An uneven playing field
Right now, a woman's chances of finding a man who is as educated and financially secure as she is are small and, according to recent studies, dwindling. Women earn a greater share of high school diplomas as well as associate's, bachelor's, master's, and doctoral degrees. Significantly fewer men enroll in college than women, and an even smaller percentage graduate.

Those statistics suggest that men are both lazy and quitters, bringing to mind recent pop-culture depictions of dudes enjoying a prolonged adolescence of beer and PlayStation3 marathons—think Knocked Up and numerous other Judd Apatow and Seth Rogan films—and freeloading off Mom and Dad (even before this recession, twice as many men as women ages 24 to 34 were living with their parents).

In his book Boys Adrift: The Five Factors Driving the Growing Epidemic of Unmotivated Boys and Underachieving Young Men, Leonard Sax, M. D., Ph. D., identifies a maelstrom of factors heralding an era of arrested male development, including video games, environmental toxins, and what he describes as "our culture's neglect of the transition to manhood." Sax notes that this phenomenon is not solely confined to Western cultures, and he disagrees that it's a consequence of women's achievements. "Think of Qatar, where women are still oppressed— yet a growing proportion of boys and men there are unmotivated."

Whatever the causes of men's waning drive, the women outperforming them in academia will surely have an impact on the future job market. But that market is already shifting radically along gender lines.
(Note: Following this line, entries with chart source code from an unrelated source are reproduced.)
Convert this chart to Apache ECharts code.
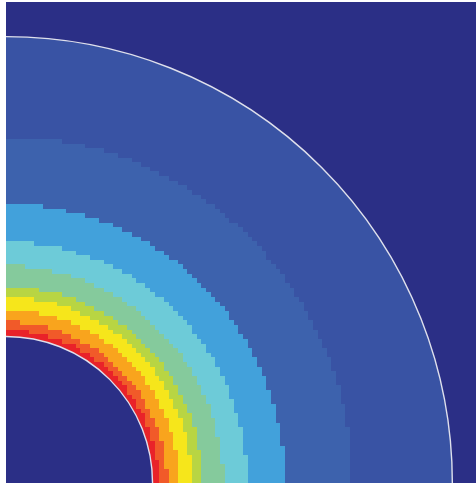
<!DOCTYPE html>
<html>
<head>
<meta charset="utf-8">
<script src="https://cdn.jsdelivr.net/npm/echarts@6/dist/echarts.min.js"></script>
<style>
  html, body { margin: 0; padding: 0; background: #ffffff; }
  #chart { width: 476px; height: 486px; }
</style>
</head>
<body>
<div id="chart"></div>
<script>
// Quarter of a thick-walled ring: inner radius, outer radius, sampling grid step
const innerRadius = 0.985;
const outerRadius = 3.0;
const cellSize = 1 / 32;
const xMax = 3.159;
const yMax = 3.233;

// Radii where the field passes from one contour band to the next (inner to outer)
const bandEdges = [1.028, 1.082, 1.163, 1.250, 1.317, 1.458, 1.620, 1.875, 2.326];
// Band fill colours, highest level (at the bore) first
const bandColors = ['#e92229', '#f15a29', '#f9a41d', '#f6e61b', '#b8d543',
                    '#85ca9c', '#6dcbd8', '#42a1db', '#3d62ad', '#3953a4'];
const backColor = '#2b2f86';
const rimColor = '#dfe0ec';

function bandOf(r) {
  let k = 0;
  while (k < bandEdges.length && r >= bandEdges[k]) k++;
  return k;
}

// Grid cells, merged into horizontal runs of equal band: [x0, x1, y0, band]
const runs = [];
const nCols = Math.ceil(xMax / cellSize);
const nRows = Math.ceil(yMax / cellSize);
for (let j = 0; j < nRows; j++) {
  const yc = (j + 0.5) * cellSize;
  let start = 0;
  let cur = bandOf(Math.hypot(0.5 * cellSize, yc));
  for (let i = 1; i <= nCols; i++) {
    const k = i < nCols ? bandOf(Math.hypot((i + 0.5) * cellSize, yc)) : -1;
    if (k !== cur) {
      runs.push([start * cellSize, i * cellSize, j * cellSize, cur]);
      start = i;
      cur = k;
    }
  }
}

const chart = echarts.init(document.getElementById('chart'), null, { renderer: 'canvas' });

function renderRun(params, api) {
  const x0 = api.value(0), x1 = api.value(1), y0 = api.value(2), k = api.value(3);
  const a = api.coord([x0, y0 + cellSize]);
  const b = api.coord([x1, y0]);
  const l = Math.round(a[0]), t = Math.round(a[1]);
  const r = Math.round(b[0]), btm = Math.round(b[1]);
  return {
    type: 'rect',
    shape: { x: l, y: t, width: r - l, height: btm - t },
    style: { fill: bandColors[k] }
  };
}

function renderRims(params, api) {
  const c = api.coord([0, 0]);
  const rIn = api.size([innerRadius, 0])[0];
  const rOut = api.size([outerRadius, 0])[0];
  return {
    type: 'group',
    children: [
      { type: 'ring', shape: { cx: c[0], cy: c[1], r: 3000, r0: rOut }, style: { fill: backColor } },
      { type: 'circle', shape: { cx: c[0], cy: c[1], r: rIn }, style: { fill: backColor } },
      { type: 'circle', shape: { cx: c[0], cy: c[1], r: rOut }, style: { fill: null, stroke: rimColor, lineWidth: 1.4 } },
      { type: 'circle', shape: { cx: c[0], cy: c[1], r: rIn }, style: { fill: null, stroke: rimColor, lineWidth: 1.4 } }
    ]
  };
}

chart.setOption({
  animation: false,
  grid: { left: 6, right: 0, top: 2, bottom: 3, show: true, backgroundColor: backColor, borderWidth: 0 },
  xAxis: { type: 'value', min: 0, max: xMax, show: false },
  yAxis: { type: 'value', min: 0, max: yMax, show: false },
  series: [
    {
      type: 'custom',
      coordinateSystem: 'cartesian2d',
      renderItem: renderRun,
      data: runs,
      clip: true,
      progressive: 0,
      silent: true
    },
    {
      type: 'custom',
      coordinateSystem: 'cartesian2d',
      renderItem: renderRims,
      data: [[0, 0]],
      clip: true,
      silent: true
    }
  ]
});
</script>
</body>
</html>
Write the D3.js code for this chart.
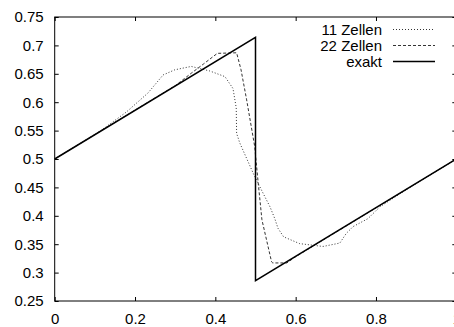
<!DOCTYPE html>
<html>
<head>
<meta charset="utf-8">
<script src="https://cdn.jsdelivr.net/npm/d3@7"></script>
<style>
  body { margin: 0; background: #fff; }
  text { font-family: "Liberation Sans", Arial, sans-serif; font-size: 15px; fill: #000; }
</style>
</head>
<body>
<div id="chart"></div>
<script>
    var width = 454;
    var height = 327;

    // frame; right edge lies just outside the window
    var frameLeft = 54.7, frameRight = 456.3, frameTop = 17, frameBottom = 301;

    var xTicks = [0, 0.2, 0.4, 0.6, 0.8, 1];
    var yTicks = [0.25, 0.3, 0.35, 0.4, 0.45, 0.5, 0.55, 0.6, 0.65, 0.7, 0.75];

    var seriesNames = ["11 Zellen", "22 Zellen", "exakt"];

    // 11 cells
    var zellen11 = [
      [0, 0.5], [0.05, 0.5215], [0.1, 0.543], [0.117, 0.551], [0.179, 0.583],
      [0.232, 0.616], [0.27, 0.648], [0.299, 0.657], [0.34, 0.663], [0.386, 0.655],
      [0.424, 0.645], [0.444, 0.624], [0.452, 0.59], [0.453, 0.545], [0.461, 0.528],
      [0.498, 0.469], [0.523, 0.434], [0.536, 0.416], [0.548, 0.395], [0.556, 0.378],
      [0.57, 0.363], [0.61, 0.351], [0.668, 0.346], [0.71, 0.352], [0.726, 0.369],
      [0.743, 0.381], [0.78, 0.395], [0.81, 0.416], [0.9, 0.457], [1, 0.5]
    ];

    // 22 cells
    var zellen22 = [
      [0, 0.5], [0.1, 0.543], [0.2, 0.586], [0.3, 0.629], [0.34, 0.651],
      [0.37, 0.667], [0.405, 0.686], [0.453, 0.687], [0.464, 0.657], [0.478, 0.604],
      [0.498, 0.522], [0.506, 0.463], [0.516, 0.393], [0.54, 0.319], [0.543, 0.317],
      [0.578, 0.317], [0.6, 0.328], [0.65, 0.3495], [0.7, 0.371], [0.8, 0.414],
      [0.9, 0.457], [1, 0.5]
    ];

    // exact sawtooth
    var exakt = [[0, 0.5], [0.5, 0.714], [0.5, 0.286], [1, 0.5]];

    var x = d3.scaleLinear().domain([0, 1]).range([frameLeft, frameRight]);
    var y = d3.scaleLinear().domain([0.25, 0.75]).range([frameBottom, frameTop]);

    var svg = d3.select("#chart")
                .append("svg")
                .attr("width", width)
                .attr("height", height);

    var line = d3.line()
                 .x(function(d) { return x(d[0]); })
                 .y(function(d) { return y(d[1]); });

    // axes with inward ticks, mirrored on the opposite sides
    var axisStyle = function(g) {
       g.select(".domain").remove();
       g.selectAll(".tick line").attr("stroke", "#000");
    };

    svg.append("g")
       .attr("transform", "translate(0," + frameBottom + ")")
       .call(d3.axisBottom(x).tickValues(xTicks).tickSize(-4).tickPadding(12)
               .tickFormat(d3.format("")))
       .call(axisStyle);
    svg.append("g")
       .attr("transform", "translate(0," + frameTop + ")")
       .call(d3.axisTop(x).tickValues(xTicks).tickSize(-4).tickFormat(""))
       .call(axisStyle);
    svg.append("g")
       .attr("transform", "translate(" + frameLeft + ",0)")
       .call(d3.axisLeft(y).tickValues(yTicks).tickSize(-4).tickPadding(11)
               .tickFormat(d3.format("")))
       .call(axisStyle);
    svg.append("g")
       .attr("transform", "translate(" + frameRight + ",0)")
       .call(d3.axisRight(y).tickValues(yTicks).tickSize(-4).tickFormat(""))
       .call(axisStyle);

    svg.selectAll(".tick text")
       .attr("font-family", "Liberation Sans, Arial, sans-serif")
       .attr("font-size", 15)
       .attr("fill", "#000");

    svg.append("rect")
       .attr("x", frameLeft).attr("y", frameTop)
       .attr("width", frameRight - frameLeft).attr("height", frameBottom - frameTop)
       .attr("fill", "none").attr("stroke", "#000").attr("stroke-width", 1);

    var styles = [
      { data: zellen11, dash: "1,2", width: 1, color: "#333" },
      { data: zellen22, dash: "3,2", width: 1, color: "#333" },
      { data: exakt, dash: null, width: 1.5, color: "#000" }
    ];

    for (var idx = 0; idx < styles.length; idx++) {
       var s = styles[idx];
       svg.append("path")
          .datum(s.data)
          .attr("d", line)
          .attr("fill", "none")
          .attr("stroke", s.color)
          .attr("stroke-width", s.width)
          .attr("stroke-dasharray", s.dash);

       // legend entry
       var ly = 29.5 + idx * 16;
       svg.append("text")
          .attr("x", 382)
          .attr("y", ly + 5)
          .attr("text-anchor", "end")
          .text(seriesNames[idx]);
       svg.append("line")
          .attr("x1", 393).attr("x2", 435)
          .attr("y1", ly).attr("y2", ly)
          .attr("stroke", s.color)
          .attr("stroke-width", s.width)
          .attr("stroke-dasharray", s.dash);
    }
</script>
</body>
</html>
While women working full-time still earn only 77.8 cents for every dollar earned by their male counterparts, the recent economic downturn has highlighted the diametrically opposed trajectories of our work lives: The male-dominated construction and manufacturing sectors have taken a huge hit, whereas the overwhelmingly female-staffed professions of education and health care have been relatively insulated. From November 2008 through last April, employment among men declined by 2.5 million, while among women it was down by fewer than 700,000 jobs. And some economics experts think that women are better suited to the new "knowledge economy," in which such traits as sensitivity, intuition, and collaboration are valued over typically Alpha jockeying-for-power games.

This new female-centric model may in fact signal a return to gender equilibrium rather than a break from tradition. For much of human history, being a skilled provider wasn't tied so closely to earning money—it also meant hunting; farming; gathering materials for food, clothing, and shelter; and protecting one's goodies from covetous neighbors. "During most of our ancestral past, individuals in a family had to produce all the material and social goods," says Elizabeth Pillsworth, Ph. D., an evolutionary anthropologist at UCLA's Center for the Study of Women. "This created an interdependence between men and women."

Once our society became centered on a wage economy, she continues, "if you had cash, you simply purchased all the goods you needed. As men became wage earners, they assumed the role of sole provider. Now that women also earn money"—in many cases, more money than guys—"men may feel that their role is diminishing."